Information provided
::::

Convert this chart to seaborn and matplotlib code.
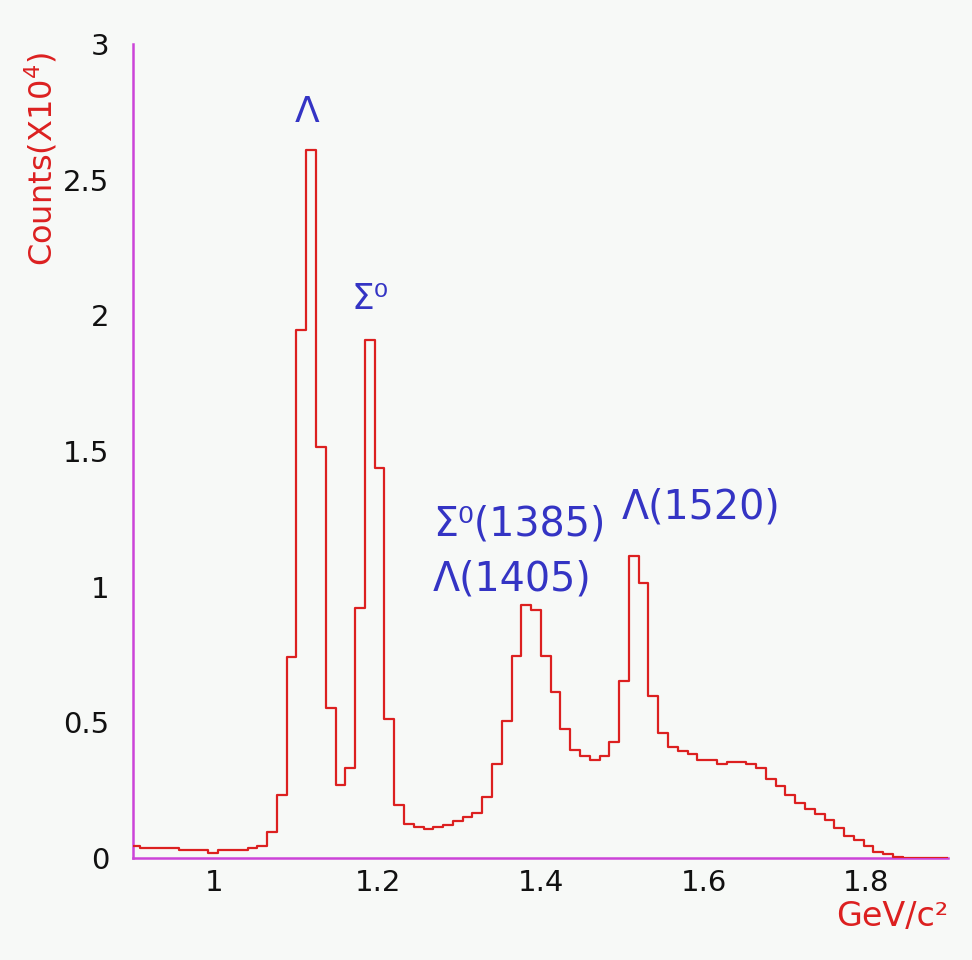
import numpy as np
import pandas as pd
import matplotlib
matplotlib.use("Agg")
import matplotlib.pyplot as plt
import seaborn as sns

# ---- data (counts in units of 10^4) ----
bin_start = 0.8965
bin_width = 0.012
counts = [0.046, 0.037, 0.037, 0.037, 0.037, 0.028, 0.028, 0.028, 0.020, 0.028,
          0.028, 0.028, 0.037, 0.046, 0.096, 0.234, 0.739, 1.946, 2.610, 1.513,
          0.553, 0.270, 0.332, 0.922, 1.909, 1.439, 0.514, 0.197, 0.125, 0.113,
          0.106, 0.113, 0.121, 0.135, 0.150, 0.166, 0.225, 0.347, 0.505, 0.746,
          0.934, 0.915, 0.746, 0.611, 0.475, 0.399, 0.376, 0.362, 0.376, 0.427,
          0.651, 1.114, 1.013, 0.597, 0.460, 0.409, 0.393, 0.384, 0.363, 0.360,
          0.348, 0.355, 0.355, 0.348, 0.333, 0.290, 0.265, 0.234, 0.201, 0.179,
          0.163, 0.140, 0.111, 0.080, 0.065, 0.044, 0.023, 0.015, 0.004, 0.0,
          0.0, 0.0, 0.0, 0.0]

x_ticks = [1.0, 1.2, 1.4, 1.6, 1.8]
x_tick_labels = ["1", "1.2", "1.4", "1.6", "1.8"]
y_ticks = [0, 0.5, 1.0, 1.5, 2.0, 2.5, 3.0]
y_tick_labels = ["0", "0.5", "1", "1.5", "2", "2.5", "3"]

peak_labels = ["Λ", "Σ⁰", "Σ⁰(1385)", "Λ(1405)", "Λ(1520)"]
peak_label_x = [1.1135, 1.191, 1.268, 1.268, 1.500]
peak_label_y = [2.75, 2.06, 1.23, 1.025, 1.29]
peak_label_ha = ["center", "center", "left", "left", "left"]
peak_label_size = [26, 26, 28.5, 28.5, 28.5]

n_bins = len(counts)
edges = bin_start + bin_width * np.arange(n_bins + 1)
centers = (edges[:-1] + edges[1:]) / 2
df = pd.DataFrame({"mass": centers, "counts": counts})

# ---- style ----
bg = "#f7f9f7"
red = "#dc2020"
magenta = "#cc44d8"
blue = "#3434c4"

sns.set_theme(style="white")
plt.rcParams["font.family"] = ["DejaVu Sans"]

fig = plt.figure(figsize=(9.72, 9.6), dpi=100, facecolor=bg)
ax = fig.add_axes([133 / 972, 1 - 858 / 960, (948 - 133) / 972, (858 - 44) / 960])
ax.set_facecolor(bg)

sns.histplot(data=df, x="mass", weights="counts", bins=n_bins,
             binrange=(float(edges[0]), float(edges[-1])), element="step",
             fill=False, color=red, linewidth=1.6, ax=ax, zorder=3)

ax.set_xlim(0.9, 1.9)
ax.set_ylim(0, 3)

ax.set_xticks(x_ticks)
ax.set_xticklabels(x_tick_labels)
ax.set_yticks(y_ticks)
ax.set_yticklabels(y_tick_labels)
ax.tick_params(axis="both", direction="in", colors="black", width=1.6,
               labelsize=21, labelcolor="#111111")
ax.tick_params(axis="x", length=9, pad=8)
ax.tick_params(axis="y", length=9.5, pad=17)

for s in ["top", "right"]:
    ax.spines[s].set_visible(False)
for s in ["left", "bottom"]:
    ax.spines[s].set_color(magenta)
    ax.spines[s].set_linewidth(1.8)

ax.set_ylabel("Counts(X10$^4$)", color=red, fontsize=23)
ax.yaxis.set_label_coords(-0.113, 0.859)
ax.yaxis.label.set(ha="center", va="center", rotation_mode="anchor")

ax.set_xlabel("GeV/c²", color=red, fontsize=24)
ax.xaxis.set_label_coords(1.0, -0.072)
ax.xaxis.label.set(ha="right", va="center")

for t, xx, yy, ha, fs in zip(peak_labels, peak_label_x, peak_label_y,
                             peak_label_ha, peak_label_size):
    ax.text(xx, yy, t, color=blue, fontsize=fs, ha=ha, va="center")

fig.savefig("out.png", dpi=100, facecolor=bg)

::::

Task description
Extract all the data above exactly, excluding every picture.

The answer
Convert this chart to seaborn and matplotlib code.
import numpy as np
import pandas as pd
import matplotlib
matplotlib.use("Agg")
import matplotlib.pyplot as plt
import seaborn as sns

# ---- data (counts in units of 10^4) ----
bin_start = 0.8965
bin_width = 0.012
counts = [0.046, 0.037, 0.037, 0.037, 0.037, 0.028, 0.028, 0.028, 0.020, 0.028,
          0.028, 0.028, 0.037, 0.046, 0.096, 0.234, 0.739, 1.946, 2.610, 1.513,
          0.553, 0.270, 0.332, 0.922, 1.909, 1.439, 0.514, 0.197, 0.125, 0.113,
          0.106, 0.113, 0.121, 0.135, 0.150, 0.166, 0.225, 0.347, 0.505, 0.746,
          0.934, 0.915, 0.746, 0.611, 0.475, 0.399, 0.376, 0.362, 0.376, 0.427,
          0.651, 1.114, 1.013, 0.597, 0.460, 0.409, 0.393, 0.384, 0.363, 0.360,
          0.348, 0.355, 0.355, 0.348, 0.333, 0.290, 0.265, 0.234, 0.201, 0.179,
          0.163, 0.140, 0.111, 0.080, 0.065, 0.044, 0.023, 0.015, 0.004, 0.0,
          0.0, 0.0, 0.0, 0.0]

x_ticks = [1.0, 1.2, 1.4, 1.6, 1.8]
x_tick_labels = ["1", "1.2", "1.4", "1.6", "1.8"]
y_ticks = [0, 0.5, 1.0, 1.5, 2.0, 2.5, 3.0]
y_tick_labels = ["0", "0.5", "1", "1.5", "2", "2.5", "3"]

peak_labels = ["Λ", "Σ⁰", "Σ⁰(1385)", "Λ(1405)", "Λ(1520)"]
peak_label_x = [1.1135, 1.191, 1.268, 1.268, 1.500]
peak_label_y = [2.75, 2.06, 1.23, 1.025, 1.29]
peak_label_ha = ["center", "center", "left", "left", "left"]
peak_label_size = [26, 26, 28.5, 28.5, 28.5]

n_bins = len(counts)
edges = bin_start + bin_width * np.arange(n_bins + 1)
centers = (edges[:-1] + edges[1:]) / 2
df = pd.DataFrame({"mass": centers, "counts": counts})

# ---- style ----
bg = "#f7f9f7"
red = "#dc2020"
magenta = "#cc44d8"
blue = "#3434c4"

sns.set_theme(style="white")
plt.rcParams["font.family"] = ["DejaVu Sans"]

fig = plt.figure(figsize=(9.72, 9.6), dpi=100, facecolor=bg)
ax = fig.add_axes([133 / 972, 1 - 858 / 960, (948 - 133) / 972, (858 - 44) / 960])
ax.set_facecolor(bg)

sns.histplot(data=df, x="mass", weights="counts", bins=n_bins,
             binrange=(float(edges[0]), float(edges[-1])), element="step",
             fill=False, color=red, linewidth=1.6, ax=ax, zorder=3)

ax.set_xlim(0.9, 1.9)
ax.set_ylim(0, 3)

ax.set_xticks(x_ticks)
ax.set_xticklabels(x_tick_labels)
ax.set_yticks(y_ticks)
ax.set_yticklabels(y_tick_labels)
ax.tick_params(axis="both", direction="in", colors="black", width=1.6,
               labelsize=21, labelcolor="#111111")
ax.tick_params(axis="x", length=9, pad=8)
ax.tick_params(axis="y", length=9.5, pad=17)

for s in ["top", "right"]:
    ax.spines[s].set_visible(False)
for s in ["left", "bottom"]:
    ax.spines[s].set_color(magenta)
    ax.spines[s].set_linewidth(1.8)

ax.set_ylabel("Counts(X10$^4$)", color=red, fontsize=23)
ax.yaxis.set_label_coords(-0.113, 0.859)
ax.yaxis.label.set(ha="center", va="center", rotation_mode="anchor")

ax.set_xlabel("GeV/c²", color=red, fontsize=24)
ax.xaxis.set_label_coords(1.0, -0.072)
ax.xaxis.label.set(ha="right", va="center")

for t, xx, yy, ha, fs in zip(peak_labels, peak_label_x, peak_label_y,
                             peak_label_ha, peak_label_size):
    ax.text(xx, yy, t, color=blue, fontsize=fs, ha=ha, va="center")

fig.savefig("out.png", dpi=100, facecolor=bg)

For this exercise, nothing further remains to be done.